Archives and Manuscripts Post Three

This week, I began my internship in the archives of the Historical Society of Pennsylvania. During the semester, I will assist in the processing of a collection that includes war correspondences between a Philadelphia father and son during World War II, as well as the previously mentioned son’s letters with his own child, serving in the Vietnam War. While I only had the chance to briefly survey the unprocessed collection, I felt like I got a sense of something beyond the military conflicts of which these letters consist and had the chance to glimpse into a family’s relationship in middle-class, Northeast Philadelphia.

I think this really speaks to the importance of provenance in the world of archiving and addresses some of the issues raised in Mary Jo Pugh’s 1982 article, “The Illusion of Omniscience: Subject Access and the Reference Archivist.” In the article, Pugh examines the differences between the ways in which libraries and archives organize their materials. In library classification, books are ultimately organized by subject matter and shelved next to other publications that deal with the examined topic. Additionally, within that section, librarians organize materials alphabetically according to the author’s last name. Thus, library patrons can access material through a variety of different routes, by subject matter, the author’s name, or even the title of the book.

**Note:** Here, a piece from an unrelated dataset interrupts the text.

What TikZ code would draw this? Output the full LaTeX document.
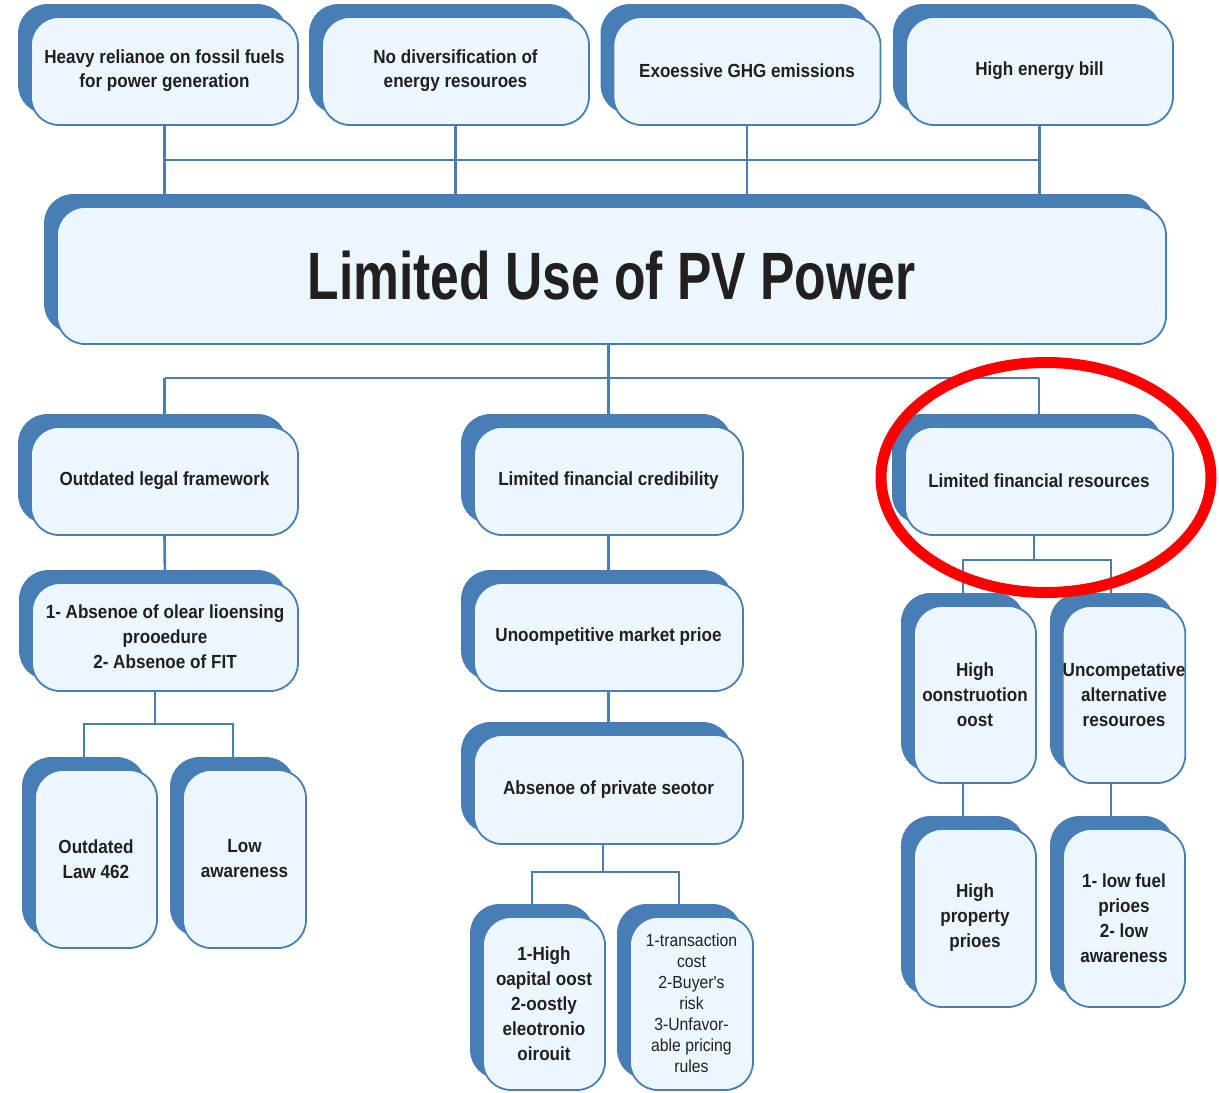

To one unfamiliar with the principles of provenance and original order, such a system in its allowing for a diversification in research tactics probably seem like the most efficient way to organize material. Yet, it is important to realize what would be lost if archivists applied this system of organization to their institution’s materials. In my view, provenance not only preserves valuable research information, but people and organizations themselves. For instance, if an archivist simply organized this collection of unprocessed war correspondence into a larger collection of materials on the Vietnam War, the context and intricacies found in these letters’ relationship to other documents in the collection that help to paint a picture of a particular family would be lost. It is in these document relationships that a past organization or deceased person is preserved. Thus, while arranging materials according to subject matter, like a library, might increase the accessibility of archives to a potential researcher, this organizational style ultimately eliminates the principle of provenance that helps to preserve the past in its original form.